From: <
[email protected]>
| I fought the Vundo successfully but it was not easy. Malwarebytes did
| not work. Hijackthis did not work. Manual registry deletion did not
| work. These registry keys kept coming back.
| I would see new dlls running under explorer.exe each time I booted
| up. These were named randomly with alternating consonants and vowels:
| timorasu.dll might be one example. When I looked in the windows/
| system32 directory, these dlls did not exist, therefore could not be
| deleted.
| To make a long story short, you need to be thorough and work through
| it. I used the tools from sysinternals.com: autoruns and process
| explorer.
| Autoruns will show you everything that starts up when you boot up the
| computer. It will be a long list and you need to go through
| everything.
| The part that made it easier for me is that the Vundo stuff did not
| have any company name listed. The majority of start-up items show up
| as Microsoft and then there are the other normal ones like Adobe,
| etc. Some normal programs showed up without a company name (Winrar is
| an example), however, be suspicious of all of them.
| Through detective work, I found one startup item named cits.exe in
| windows/system32. Now this name is very similar to a legitimate
| program called cits_.exe....so it is likely the virus will use a
| different name on a different computer to try to blend in with other
| legitimate executables. To be safe, I just renamed this file to
| cits.txt, just in case it was a useful thing, I could restore it.
| However, this turned out to be the root cause of the problems. When
| this did not run, I could go in and delete the registry entries with
| the bad dll names. They did not come back again. I could run
| hijackthis.
| Importantly, when my bad .exe file was started, hijackthis showed an
| 020 entry.
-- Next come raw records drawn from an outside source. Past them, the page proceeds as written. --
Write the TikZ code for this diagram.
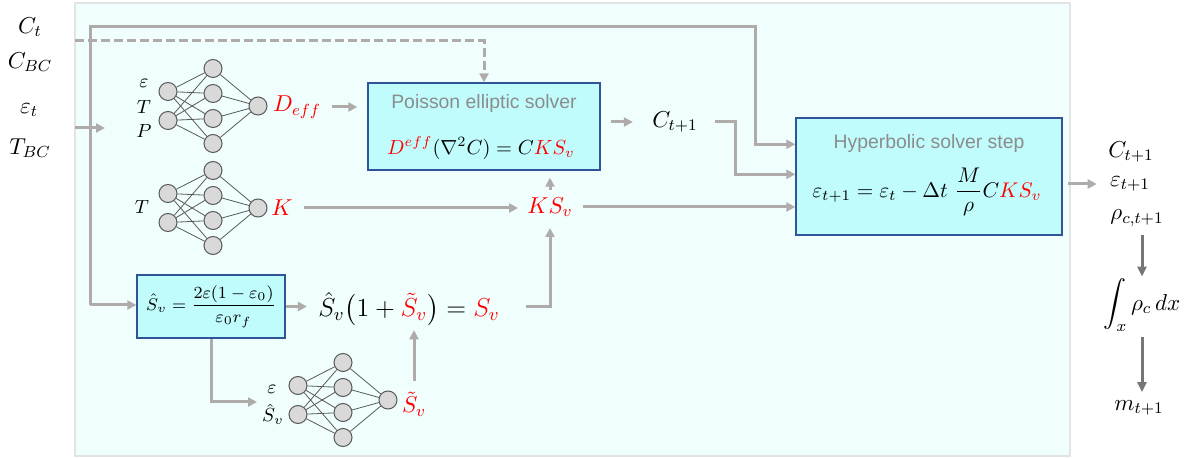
\RequirePackage{fix-cm}
\documentclass[tikz,border=0pt]{standalone}
\usepackage{amsmath,amssymb}
\usepackage{fontspec}
\newfontfamily\labelsans{Liberation Sans}
\usetikzlibrary{arrows.meta}

\definecolor{panelfill}{RGB}{240,254,254}
\definecolor{panelline}{RGB}{226,228,228}
\definecolor{boxfill}{RGB}{192,252,252}
\definecolor{boxline}{RGB}{47,85,151}
\definecolor{flowgray}{RGB}{175,171,171}
\definecolor{outgray}{RGB}{118,118,118}
\definecolor{titlegray}{RGB}{140,140,140}
\definecolor{unitfill}{RGB}{217,217,217}
\definecolor{unitline}{RGB}{89,89,89}

% small net: 2 inputs, 4 hidden, 1 output
\newcommand{\nnet}[3]{%
  \foreach \k/\dy in {1/-14.5, 2/14.5}
    \node[unit] (#1i\k) at (#2-45,#3+\dy) {};
  \foreach \k/\dy in {1/-37.5, 2/-12.5, 3/12.5, 4/37.5}
    \node[unit] (#1h\k) at (#2,#3+\dy) {};
  \node[unit] (#1o) at (#2+45,#3) {};
  \foreach \i in {1,2}
    \foreach \k in {1,...,4}
      \draw[synapse] (#1i\i) -- (#1h\k);
  \foreach \k in {1,...,4}
    \draw[synapse] (#1h\k) -- (#1o);
}

\begin{document}
\begin{tikzpicture}[x=0.5pt, y=-0.5pt,
  unit/.style={circle, draw=unitline, fill=unitfill, line width=0.5pt, minimum size=9pt, inner sep=0pt},
  synapse/.style={draw=unitline, line width=0.4pt},
  flow/.style={draw=flowgray, line width=1.5pt, -{Triangle[length=4.5pt,width=4.5pt]}},
  down/.style={draw=outgray, line width=1.5pt, -{Triangle[length=5pt,width=4.5pt]}},
  solver/.style={draw=boxline, fill=boxfill, line width=0.7pt, inner sep=0pt},
  soltitle/.style={text=titlegray, font=\labelsans\fontsize{9.7}{11}\selectfont, inner sep=1pt},
  lbl/.style={font=\fontsize{11.5}{13}\selectfont, inner sep=1pt},
  nnlbl/.style={font=\fontsize{9.5}{11}\selectfont, inner sep=1pt}]
  \useasboundingbox (0,0) rectangle (1192,458);
  \draw[draw=panelline, fill=panelfill, line width=0.8pt] (75,3) rectangle (1070,456);

  \node[lbl] (ct) at (30,27) {$C_t$};
  \node[lbl] (cbc) at (30,62) {$C_{BC}$};
  \node[lbl] (et) at (29,110) {$\varepsilon_t$};
  \node[lbl] (tbc) at (30,148) {$T_{BC}$};

  \nnet{d}{213}{106}
  \nnet{k}{213}{208}
  \nnet{s}{343}{400}

  \node[nnlbl] (ld1) at (144,83) {$\varepsilon$};
  \node[nnlbl] (ld2) at (144,107) {$T$};
  \node[nnlbl] (ld3) at (144,131) {$P$};
  \node[nnlbl] (lk) at (142,207) {$T$};
  \node[nnlbl] (ls1) at (272,389) {$\varepsilon$};
  \node[nnlbl] (ls2) at (273,414) {$\hat{S}_v$};

  \node[lbl, text=red] (deff) at (297,107) {$D_{eff}$};
  \node[lbl, text=red] (kk) at (282,208) {$K$};
  \node[lbl, text=red] (st) at (414,404) {$\tilde{S}_v$};

  \node[solver, minimum width=116pt, minimum height=43.5pt] (pois) at (484,126.5) {};
  \node[soltitle] (poist) at (484,103) {Poisson elliptic solver};
  \node[font=\fontsize{10.2}{12}\selectfont, inner sep=1pt] (poisf) at (481,148)
    {$\textcolor{red}{D^{eff}}(\nabla^2 C) = C\textcolor{red}{KS_v}$};

  \node[solver, minimum width=133pt, minimum height=58.5pt] (hyp) at (929,176.5) {};
  \node[soltitle] (hypt) at (929,143) {Hyperbolic solver step};
  \node[font=\fontsize{10.6}{12}\selectfont, inner sep=1pt] (hypf) at (927,192)
    {$\varepsilon_{t+1} = \varepsilon_t - \Delta t\ \dfrac{M}{\rho}C\textcolor{red}{KS_v}$};

  \node[solver, minimum width=74pt, minimum height=31.5pt, font=\fontsize{8.5}{10}\selectfont] (sv) at (211,306.5)
    {$\hat{S}_v = \dfrac{2\varepsilon(1-\varepsilon_0)}{\varepsilon_0 r_f}$};
  \node[font=\fontsize{13}{15}\selectfont, inner sep=1pt] (eq) at (409,309)
    {$\hat{S}_v\bigl(1+\textcolor{red}{\tilde{S}_v}\bigr) = \textcolor{red}{S_v}$};

  \node[lbl, text=red] (ks) at (550,207) {$KS_v$};
  \node[lbl] (cnext) at (675,122) {$C_{t+1}$};

  \node[lbl] (o1) at (1131,152) {$C_{t+1}$};
  \node[lbl] (o2) at (1130,184) {$\varepsilon_{t+1}$};
  \node[lbl] (o3) at (1137,218) {$\rho_{c,t+1}$};
  \node[lbl] (mass) at (1142,305) {$\displaystyle\int_x \rho_c\,dx$};
  \node[lbl] (mnext) at (1139,408) {$m_{t+1}$};

  \coordinate (ein) at (75,128);
  \coordinate (eend) at (105,128);
  \coordinate (fork) at (90,305);
  \coordinate (bend) at (755,27);
  \coordinate (cin) at (75,41);
  \coordinate (sin) at (257,402);

  \draw[flow] (ein) -- (eend);
  \draw[flow] (fork) -- (sv.west |- fork);
  \draw[flow] (fork) |- (bend) |- ([yshift=-13.5pt]hyp.north west);
  \draw[flow, dash pattern=on 4.5pt off 2pt] (cin) -| (pois.north);
  \draw[flow, shorten <=4.5pt, shorten >=5pt] (deff.east) -- (pois.west |- deff.east);
  \draw[flow, shorten <=5pt, shorten >=8.5pt] (pois.east |- cnext) -- (cnext.west);
  \draw[flow, shorten <=7.5pt] (cnext.east) -- ++(17.5pt,0) |- ([yshift=-28.5pt]hyp.north west);
  \draw[flow, shorten <=4.5pt, shorten >=3.5pt] (kk.east) -- (ks.west |- kk.east);
  \draw[flow, shorten <=4pt] (ks.east) -- (hyp.west |- ks.east);
  \draw[flow, shorten <=2.5pt, shorten >=3.5pt] (ks.north) -- (ks.north |- pois.south);
  \draw[flow, shorten >=4.5pt] (sv.east) -- (eq.west |- sv.east);
  \draw[flow, shorten <=12pt, shorten >=4.5pt] (eq.east |- sv.east) -| (ks.south);
  \draw[flow] (sv.south) |- (sin);
  \draw[flow, shorten <=4pt, shorten >=1pt] (st.north) -- (st.north |- eq.south);
  \draw[flow, shorten <=2.5pt, shorten >=5.5pt] (hyp.east |- o2) -- (o2.west);
  \draw[down, shorten <=3pt] (mass.north |- o3.south) -- (mass.north);
  \draw[down, shorten <=2pt, shorten >=3pt] (mass.south) -- (mass.south |- mnext.north);
\end{tikzpicture}
\end{document}
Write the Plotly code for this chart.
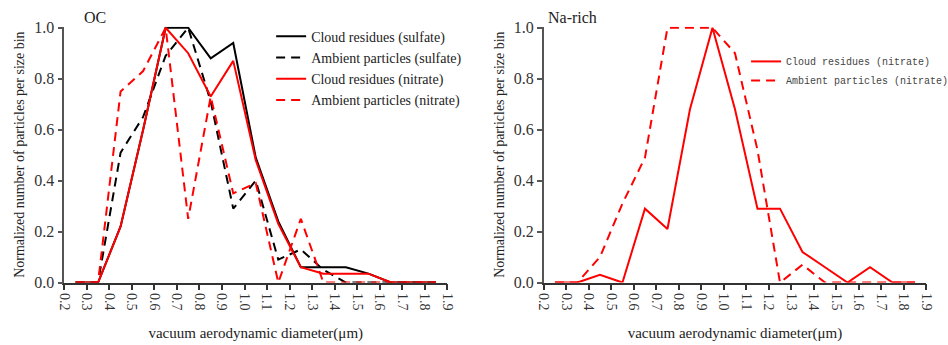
import plotly.graph_objects as go

# bin centres (µm)
diam = [0.25, 0.35, 0.45, 0.55, 0.65, 0.75, 0.85, 0.95, 1.05, 1.15,
        1.25, 1.35, 1.45, 1.55, 1.65, 1.75, 1.85]

# OC panel
oc_cloud_sulfate = [0, 0, 0.22, 0.60, 1.00, 1.00, 0.88, 0.94, 0.49, 0.24,
                    0.06, 0.06, 0.06, 0.035, 0, 0, 0]
oc_ambient_sulfate = [0, 0, 0.51, 0.65, 0.89, 1.00, 0.71, 0.29, 0.40, 0.09,
                      0.13, 0.05, 0, 0, 0, 0, 0]
oc_cloud_nitrate = [0, 0, 0.22, 0.60, 1.00, 0.90, 0.73, 0.87, 0.48, 0.23,
                    0.06, 0.035, 0.035, 0.035, 0, 0, 0]
oc_ambient_nitrate = [0, 0, 0.75, 0.83, 1.00, 0.25, 0.73, 0.35, 0.39, 0,
                      0.25, 0, 0, 0, 0, 0, 0]

# Na-rich panel
na_cloud_nitrate = [0, 0, 0.03, 0, 0.29, 0.21, 0.68, 1.00, 0.68, 0.29,
                    0.29, 0.12, 0.06, 0, 0.06, 0, 0]
na_ambient_nitrate = [0, 0, 0.10, 0.31, 0.49, 1.00, 1.00, 1.00, 0.90, 0.52,
                      0, 0.07, 0, 0, 0, 0, 0]

x_ticks = [round(0.2 + 0.1 * i, 1) for i in range(18)]
y_ticks = [0.0, 0.2, 0.4, 0.6, 0.8, 1.0]

SERIF = "Liberation Serif, Times New Roman, DejaVu Serif, serif"
MONO = "Liberation Mono, Courier New, DejaVu Sans Mono, monospace"
RED = "#ff0000"
BLACK = "#000000"
DASH = "9px,6px"

fig = go.Figure()

def add(x, y, name, color, dash, xa, ya, legend):
    fig.add_trace(go.Scatter(
        x=x, y=y, name=name, mode="lines",
        line=dict(color=color, width=2, dash=dash),
        xaxis=xa, yaxis=ya, legend=legend))

add(diam, oc_cloud_sulfate, "Cloud residues (sulfate)", BLACK, "solid", "x", "y", "legend")
add(diam, oc_ambient_sulfate, "Ambient particles (sulfate)", BLACK, DASH, "x", "y", "legend")
add(diam, oc_cloud_nitrate, "Cloud residues (nitrate)", RED, "solid", "x", "y", "legend")
add(diam, oc_ambient_nitrate, "Ambient particles (nitrate)", RED, DASH, "x", "y", "legend")
add(diam, na_cloud_nitrate, "Cloud residues (nitrate)", RED, "solid", "x2", "y2", "legend2")
add(diam, na_ambient_nitrate, "Ambient particles (nitrate)", RED, DASH, "x2", "y2", "legend2")

xaxis_common = dict(
    range=[0.2, 1.9], tickvals=x_ticks, ticktext=[f"{v:.1f}" for v in x_ticks],
    tickangle=90, ticks="outside", ticklen=6, tickwidth=1.5, tickcolor="#333",
    showline=True, linecolor="#333", linewidth=1.5, showgrid=False, zeroline=False,
    automargin=False,
    tickfont=dict(family=SERIF, size=14, color="#333"),
    title=dict(text="vacuum aerodynamic diameter(\u03bcm)",
               font=dict(family=SERIF, size=15, color="#222"), standoff=18),
)
yaxis_common = dict(
    range=[0, 1.004], tickvals=y_ticks, ticktext=[f"{v:.1f}" for v in y_ticks],
    ticks="outside", ticklen=5, tickwidth=1.5, tickcolor="#555",
    showline=True, linecolor="#555", linewidth=1.5, showgrid=False, zeroline=False,
    automargin=False,
    tickfont=dict(family=SERIF, size=16, color="#333"),
    title=dict(text="Normalized number of particles per size bin",
               font=dict(family=SERIF, size=14, color="#222"), standoff=6),
)

fig.update_layout(
    width=948, height=345,
    margin=dict(l=0, r=0, t=0, b=0, autoexpand=False),
    paper_bgcolor="white", plot_bgcolor="white",
    xaxis=dict(domain=[0.0678, 0.4718], anchor="y", **xaxis_common),
    yaxis=dict(domain=[0.181, 0.9226], anchor="x", **yaxis_common),
    xaxis2=dict(domain=[0.5735, 0.9771], anchor="y2", **xaxis_common),
    yaxis2=dict(domain=[0.181, 0.9226], anchor="x2", **yaxis_common),
    legend=dict(x=0.286, y=0.94, xanchor="left", yanchor="top",
                bgcolor="rgba(0,0,0,0)", tracegroupgap=0,
                font=dict(family=SERIF, size=14, color="#222"),
                itemwidth=30),
    legend2=dict(x=0.787, y=0.864, xanchor="left", yanchor="top",
                 bgcolor="rgba(0,0,0,0)", tracegroupgap=0,
                 font=dict(family=MONO, size=10, color="#444"),
                 itemwidth=30),
    showlegend=True,
    annotations=[
        dict(text="OC", x=0.086, y=0.95, xref="paper", yref="paper",
             xanchor="left", yanchor="middle", showarrow=False,
             font=dict(family=SERIF, size=16, color="#222")),
        dict(text="Na-rich", x=0.576, y=0.95, xref="paper", yref="paper",
             xanchor="left", yanchor="middle", showarrow=False,
             font=dict(family=SERIF, size=16, color="#222")),
    ],
)

fig.write_html("out.html")
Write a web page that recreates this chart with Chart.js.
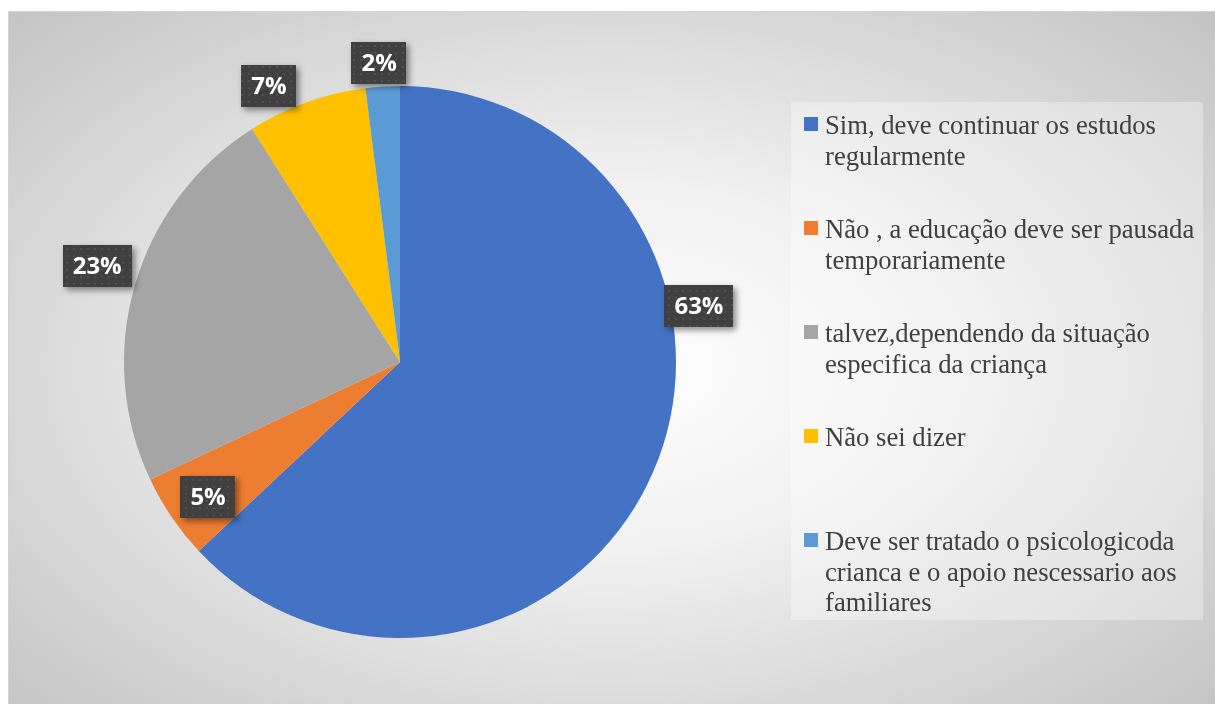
<!DOCTYPE html>
<html>
<head>
<meta charset="utf-8">
<script src="https://cdn.jsdelivr.net/npm/chart.js@4.4.1/dist/chart.umd.min.js"></script>
<style>
    html, body { margin: 0; padding: 0; background: #ffffff; }
    body { width: 1215px; height: 704px; overflow: hidden; position: relative; }
    #frame {
        position: absolute; left: 8px; top: 11px; width: 1212px; height: 700px;
        border: 1px solid #d4d4d4; box-sizing: border-box;
        background: radial-gradient(ellipse 860px 520px at 600px 355px, #ffffff 0%, #f1f1f1 35%, #d6d6d6 72%, #c2c2c2 100%);
    }
    #pie { position: absolute; left: 0; top: 0; }
    #legend {
        position: absolute; left: 791px; top: 102px; width: 412px; height: 518px;
        background: rgba(255, 255, 255, 0.32);
        font-family: "Liberation Serif", "Times New Roman", serif;
        font-size: 26.67px; line-height: 30.67px; color: #404040;
    }
    .item { position: absolute; left: 13px; width: 390px; }
    .swatch { position: absolute; left: 0; top: 7px; width: 14px; height: 14px; }
    .label { position: absolute; left: 21px; width: 376px; }
</style>
</head>
<body>
<div id="frame"></div>
<canvas id="pie" width="1215" height="704"></canvas>
<div id="legend"></div>
<script>
document.addEventListener('DOMContentLoaded', () => {
    // Data
    const categories = [
        'Sim, deve continuar os estudos regularmente',
        'Não , a educação deve ser pausada temporariamente',
        'talvez,dependendo da situação especifica da criança',
        'Não sei dizer',
        'Deve ser tratado o psicologicoda crianca e o apoio nescessario aos familiares'
    ];
    const responses = [63, 5, 23, 7, 2];
    const sliceColors = ['#4472C4', '#ED7D31', '#A5A5A5', '#FFC000', '#5B9BD5'];

    // Where each percentage box sits: angle shift (deg) from slice middle, distance as share of radius
    const labelPlacement = [
        { shift: -34.0, dist: 1.102 },
        { shift: -0.9, dist: 0.850 },
        { shift: 1.4, dist: 1.151 },
        { shift: -5.6, dist: 1.107 },
        { shift: -0.4, dist: 1.086 }
    ];

    // Dark dotted fill for the value boxes
    function dotPattern(ctx) {
        const tile = document.createElement('canvas');
        tile.width = 7; tile.height = 7;
        const t = tile.getContext('2d');
        t.fillStyle = '#404040';
        t.fillRect(0, 0, 7, 7);
        t.fillStyle = '#4f4f4f';
        t.fillRect(3, 3, 2, 2);
        return ctx.createPattern(tile, 'repeat');
    }

    const valueBoxes = {
        id: 'valueBoxes',
        afterDatasetsDraw(chart) {
            const ctx = chart.ctx;
            const meta = chart.getDatasetMeta(0);
            const data = chart.data.datasets[0].data;
            const total = data.reduce((a, b) => a + b, 0);
            const fill = dotPattern(ctx);
            ctx.save();
            ctx.font = 'bold 24px "Open Sans", sans-serif';
            ctx.textAlign = 'center';
            ctx.textBaseline = 'middle';
            meta.data.forEach((arc, i) => {
                const p = arc.getProps(['x', 'y', 'startAngle', 'endAngle', 'outerRadius'], true);
                const place = labelPlacement[i];
                const a = (p.startAngle + p.endAngle) / 2 + place.shift * Math.PI / 180;
                const cx = p.x + Math.cos(a) * p.outerRadius * place.dist;
                const cy = p.y + Math.sin(a) * p.outerRadius * place.dist;
                const text = Math.round(data[i] / total * 100) + '%';
                const w = ctx.measureText(text).width + 20;
                const h = 42;
                ctx.save();
                ctx.shadowColor = 'rgba(0, 0, 0, 0.45)';
                ctx.shadowBlur = 6;
                ctx.shadowOffsetX = 3;
                ctx.shadowOffsetY = 3;
                ctx.fillStyle = fill;
                ctx.fillRect(Math.round(cx - w / 2), Math.round(cy - h / 2), Math.round(w), h);
                ctx.restore();
                ctx.fillStyle = '#ffffff';
                ctx.fillText(text, cx, cy + 1);
            });
            ctx.restore();
        }
    };

    new Chart(document.getElementById('pie'), {
        type: 'pie',
        data: {
            labels: categories,
            datasets: [{
                data: responses,
                backgroundColor: sliceColors,
                borderWidth: 0
            }]
        },
        options: {
            responsive: false,
            animation: false,
            devicePixelRatio: 1,
            layout: { padding: { left: 124, top: 86, right: 539, bottom: 66 } },
            plugins: { legend: { display: false }, tooltip: { enabled: false } }
        },
        plugins: [valueBoxes]
    });

    // Legend on the right
    const legend = document.getElementById('legend');
    categories.forEach((name, i) => {
        const item = document.createElement('div');
        item.className = 'item';
        item.style.top = (8 + i * 104) + 'px';
        item.innerHTML = `<span class="swatch" style="background:${sliceColors[i]}"></span><span class="label">${name}</span>`;
        legend.appendChild(item);
    });
});
</script>
</body>
</html>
When the .exe file did not start this 020 entry was gone.
| With the 020 entry gone, I could use hijackthis and Malwarebytes and
| the system was cleaned thoroughly. And the cleaning stuck.
| So you need to find the root cause of the problem. Then it can be
| fixed. Good luck.
The Vundo uses self preservation techniques to protect the Winlogon/notify and BHO
Registry loading points.
However, one can easily boot into the Recovery Console and delete or rename the DLL file.
Then boot in Normal Mode and remove the Registry load points.